July 13, 2007

Letters Home From Home Part I

The heat is letting up a bit, and it is easier to breath. The day we arrived in New York City the mercury was up at around 100 degrees with an equal degree of humidity. Kaia had a hard time sleeping, probably due to the heat, jet lag, and the fact that she hasn’t been in her own room for almost a month. The first night we all laid in bed while she cried, moaned, and whimpered her way through the night. Last night, she slept all the way through, well almost. We sponged her down, changed her diaper, and gave her some water to get her back to sleep at around two thirty.

Being back in New York as a dad is proving to be a very strange phenomenon for me. I remember New York in many ways, but few of my memories involve timing my day to be on the train in order for Kaia to make her afternoon nap. I remember simply exploring the city usually with my iPod, a pack of smokes, and a toke of something to make the leaves crisp, but now I no longer smoke anything, and I need to be find places where my family and I can stroll and explore that don’t involve long stretches of suspect neighborhoods, too much sun, and long train rides that may result in a baby breakdown.

I am curious to see how my time here will affect my attitude of NYC. Gone are the leisurely meals at nice restaurants, nights at the movies, or shows. No longer will I stay out till four a.m. with friends getting drunk at some hipster bar in the East Village. NYC without a stop at the Cherry Tavern doesn’t seem to make sense. New York has always been associated with bars, restaurants, and swerving through the streets on foot or in cabs in some altered state. I have been here for three or four nights now, but I haven’t even ventured outside after seven, because that is when Kaia goes to sleep.

Regardless, of how things go, I will try and update my readers on the things I am learning while here in NYC as a dad who has given up drinking, partying, and staying up all night. Here are a few of my initial observations:

I am staying in Park Slope, Brooklyn at a friend’s house, and while at first I was a bit taken a back at the feel of the neighborhood, it is growing on me. Living in KL, I didn’t realize how sterile, clean, and artificial my surroundings were. I spent most of my time at pristine shopping malls, at a school built smack dab in the middle of one of the most expensive, synthetic areas of the city, so walking the streets of Brooklyn feels differently than it did three years ago when I lived here.

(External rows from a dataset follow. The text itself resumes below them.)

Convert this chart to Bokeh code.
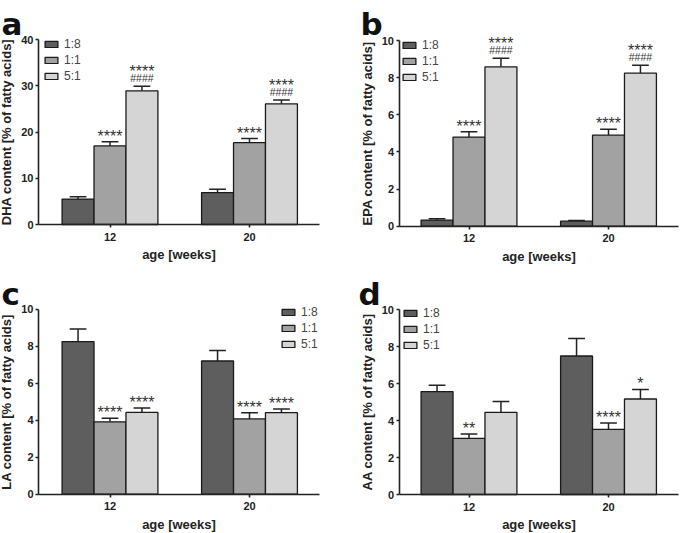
from bokeh.plotting import figure
from bokeh.models import ColumnDataSource, LabelSet, Label, FixedTicker, Range1d
from bokeh.layouts import column, row
from bokeh.embed import file_html
from bokeh.resources import INLINE
from bokeh.core.properties import value

# ---------------- data ----------------
ages = ["12", "20"]
diets = ["1:8", "1:1", "5:1"]
colors = ["#5e5e5e", "#a2a2a2", "#d5d5d5"]

# DHA (panel a)
dha_18 = [5.5, 6.9]
dha_11 = [17.0, 17.7]
dha_51 = [28.9, 26.1]
dha_18_err = [0.5, 0.72]
dha_11_err = [0.87, 0.87]
dha_51_err = [1.0, 0.8]

# EPA (panel b)
epa_18 = [0.33, 0.27]
epa_11 = [4.8, 4.9]
epa_51 = [8.58, 8.24]
epa_18_err = [0.07, 0.04]
epa_11_err = [0.28, 0.32]
epa_51_err = [0.47, 0.43]

# LA (panel c)
la_18 = [8.25, 7.2]
la_11 = [3.91, 4.07]
la_51 = [4.42, 4.41]
la_18_err = [0.68, 0.57]
la_11_err = [0.2, 0.33]
la_51_err = [0.24, 0.2]

# AA (panel d)
aa_18 = [5.57, 7.5]
aa_11 = [3.04, 3.53]
aa_51 = [4.45, 5.17]
aa_18_err = [0.34, 0.95]
aa_11_err = [0.24, 0.34]
aa_51_err = [0.59, 0.52]

# significance marks (per diet, per age)
stars_a = [["", ""], ["****", "****"], ["****", "****"]]
hash_a = [["", ""], ["", ""], ["####", "####"]]
stars_b = [["", ""], ["****", "****"], ["****", "****"]]
hash_b = [["", ""], ["", ""], ["####", "####"]]
stars_c = [["", ""], ["****", "****"], ["****", "****"]]
hash_c = [["", ""], ["", ""], ["", ""]]
stars_d = [["", ""], ["**", "****"], ["", "*"]]
hash_d = [["", ""], ["", ""], ["", ""]]

FONT = "Liberation Sans"
AX = "#222222"
BW = 0.229     # bar width in group units
CAP = 0.06     # half cap width
SPACING = 139.5  # px between the two age groups


def make_panel(letter, ylabel, ymax, ystep, means, errs, stars, hashes,
               geom, axis_px, legend_xy, letter_xy):
    fx, fy, w, h = geom
    axl, axr, g1, ytop, y0 = axis_px
    s = SPACING
    x_start = 1 - (g1 - fx) / s
    x_end = x_start + w / s
    k = (y0 - ytop) / ymax
    y_end = ymax + (ytop - fy) / k
    y_start = -(fy + h - y0) / k
    xb = (1 - (g1 - axl) / s, 1 + (axr - g1) / s)

    p = figure(width=w, height=h, x_range=Range1d(x_start, x_end),
               y_range=Range1d(y_start, y_end),
               output_backend="svg", toolbar_location=None, min_border=0)
    p.outline_line_color = None
    p.grid.visible = False
    p.background_fill_color = "white"

    gx = [i + 1 for i in range(len(ages))]
    for j, (name, col) in enumerate(zip(diets, colors)):
        off = (j - 1) * BW
        xs = [g + off for g in gx]
        et = [m + e for m, e in zip(means[j], errs[j])]
        src = ColumnDataSource(dict(
            x=xs, top=means[j], et=et,
            cl=[x - CAP for x in xs], cr=[x + CAP for x in xs],
            st=stars[j], hs=hashes[j],
            so=[9 if hh else 0 for hh in hashes[j]],
        ))
        p.segment(x0="x", y0="top", x1="x", y1="et", source=src, line_color=AX, line_width=1.5)
        p.segment(x0="cl", y0="et", x1="cr", y1="et", source=src, line_color=AX, line_width=1.5)
        p.vbar(x="x", top="top", width=BW, bottom=0, source=src, fill_color=col,
               line_color="#1a1a1a", line_width=1.3, legend_label=name)
        p.add_layout(LabelSet(x="x", y="et", text="hs", source=src, y_offset=4,
                              text_align="center", text_baseline="alphabetic",
                              text_font=value(FONT), text_font_size="10.5px",
                              text_color="#333333"))
        p.add_layout(LabelSet(x="x", y="et", text="st", source=src, y_offset="so",
                              text_align="center", text_baseline="alphabetic",
                              text_font=value(FONT), text_font_size="16px",
                              text_color="#333333"))

    # axes drawn at fixed data locations so the frame can hold the panel letter
    p.xaxis.ticker = FixedTicker(ticks=gx)
    p.xaxis.major_label_overrides = {g: a for g, a in zip(gx, ages)}
    p.yaxis.ticker = FixedTicker(ticks=list(range(0, ymax + 1, ystep)))
    p.xaxis.fixed_location = 0
    p.xaxis.bounds = xb
    p.yaxis.fixed_location = xb[0]
    p.yaxis.bounds = (0, ymax)
    for ax in (p.xaxis[0], p.yaxis[0]):
        ax.axis_line_color = AX
        ax.axis_line_width = 1.6
        ax.major_tick_line_color = AX
        ax.major_tick_line_width = 1.6
        ax.major_tick_in = 0
        ax.major_tick_out = 3
        ax.minor_tick_line_color = None
        ax.major_label_text_font = FONT
        ax.major_label_text_font_style = "bold"
        ax.major_label_text_font_size = "11px"
        ax.major_label_text_color = AX
        ax.axis_label_text_font = FONT
        ax.axis_label_text_font_style = "bold"
        ax.axis_label_text_font_size = "13px"
        ax.axis_label_text_color = AX
    p.xaxis.axis_label = "age [weeks]"
    p.xaxis.major_label_standoff = 5
    p.xaxis.axis_label_standoff = 3
    p.yaxis.axis_label = ylabel
    p.yaxis.major_label_standoff = 2
    p.yaxis.axis_label_standoff = 4

    lg = p.legend[0]
    lg.location = legend_xy
    lg.margin = 0
    lg.padding = 0
    lg.border_line_color = None
    lg.background_fill_alpha = 0
    lg.glyph_width = 16
    lg.glyph_height = 8
    lg.label_standoff = 5
    lg.label_height = 14
    lg.spacing = 2
    lg.label_text_font = FONT
    lg.label_text_font_size = "12px"
    lg.label_text_color = "#444444"

    p.add_layout(Label(x=letter_xy[0], y=letter_xy[1], x_units="screen", y_units="screen",
                       text=letter, text_font="DejaVu Sans", text_font_style="bold",
                       text_font_size="31px", text_color="#111111",
                       text_align="left", text_baseline="alphabetic"))
    return p


pa = make_panel("a", "DHA content [% of fatty acids]", 40, 10,
                [dha_18, dha_11, dha_51], [dha_18_err, dha_11_err, dha_51_err],
                stars_a, hash_a, (0, 0, 340, 265), (38, 319, 109.5, 39, 224),
                (43, 182), (1, 242))
pb = make_panel("b", "EPA content [% of fatty acids]", 10, 2,
                [epa_18, epa_11, epa_51], [epa_18_err, epa_11_err, epa_51_err],
                stars_b, hash_b, (340, 0, 339, 265), (398.5, 678, 468.5, 40, 225.7),
                (61, 181), (20, 242))
pc = make_panel("c", "LA content [% of fatty acids]", 10, 2,
                [la_18, la_11, la_51], [la_18_err, la_11_err, la_51_err],
                stars_c, hash_c, (0, 265, 340, 267), (38, 319, 109.5, 308.7, 493.7),
                (280, 181), (1, 239))
pd_ = make_panel("d", "AA content [% of fatty acids]", 10, 2,
                 [aa_18, aa_11, aa_51], [aa_18_err, aa_11_err, aa_51_err],
                 stars_d, hash_d, (340, 265, 339, 267), (398.5, 678, 468.5, 309.3, 494),
                 (62, 180), (18, 239))

layout = column(row(pa, pb), row(pc, pd_))

open("out.html", "w").write(file_html(layout, INLINE))
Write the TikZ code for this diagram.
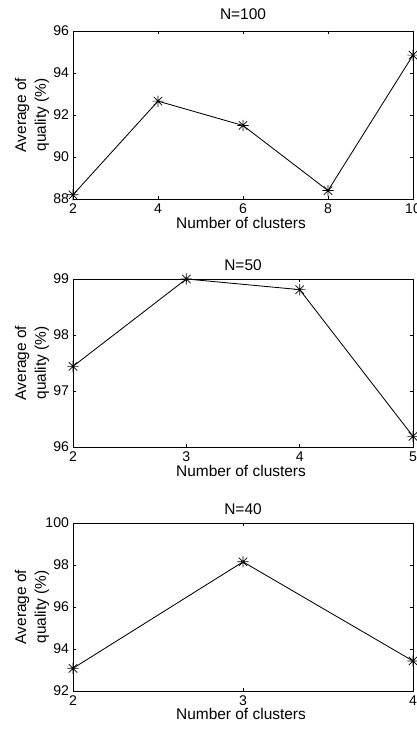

It’s funny how habit and predictability shape how we interact with the world. In Malaysia everything was so clean and easy, that I forgot how much I actually enjoy the grit and character of New York. The first morning after we arrived, we walked down the street for some bagels and coffee, but I was made nervous walking down the street with Kaia, because of some homeless guys sleeping in the park, but today we had an amazing stroll all the way down to Flatbush Avenue. We talked to a few people who commented on how pretty she was, and we enjoyed looking up and down all the side streets. I realized that the neighborhood where I am staying is amazing, in that it offers just enough of the trendy bars, restaurants, and boutiques that people look for in New York, but it is still authentically Brooklyn. I am not sure what that means, but it has something to do with old men sitting on the sidewalk waving to whoever is walking slow enough to notice them.

New York is a city for explorers. Like most cities, it begs you to stroll the streets and alleys ways looking for places to spend your time. While the last time I was here, that usually meant crawling into some dark bar to drink sake till three in the morning, this time it will have to mean something entirely different. We are off to the petting zoo in Prospect Park later today. I am pretty sure that with an open mind and the ability to find something worthwhile in everything that we do that will prove to be just as exciting. Although it is cliché, I firmly believe in the idea that life is the journey and not the destination is entirely true, so with no place to be and nothing to do for a month in New York, I cannot wait to see what we find.

Oh and by the way, a thunderstorm cleared away the humidty and the city is sparkling today.

2 comments:

  1. Anonymous11:12 PM

    This definitely makes me want to go to New York. (:

    - Iris

    ReplyDelete
  2. Ah yes, it's amazing how life changes when you have a child. Alters everything. Very interesting post.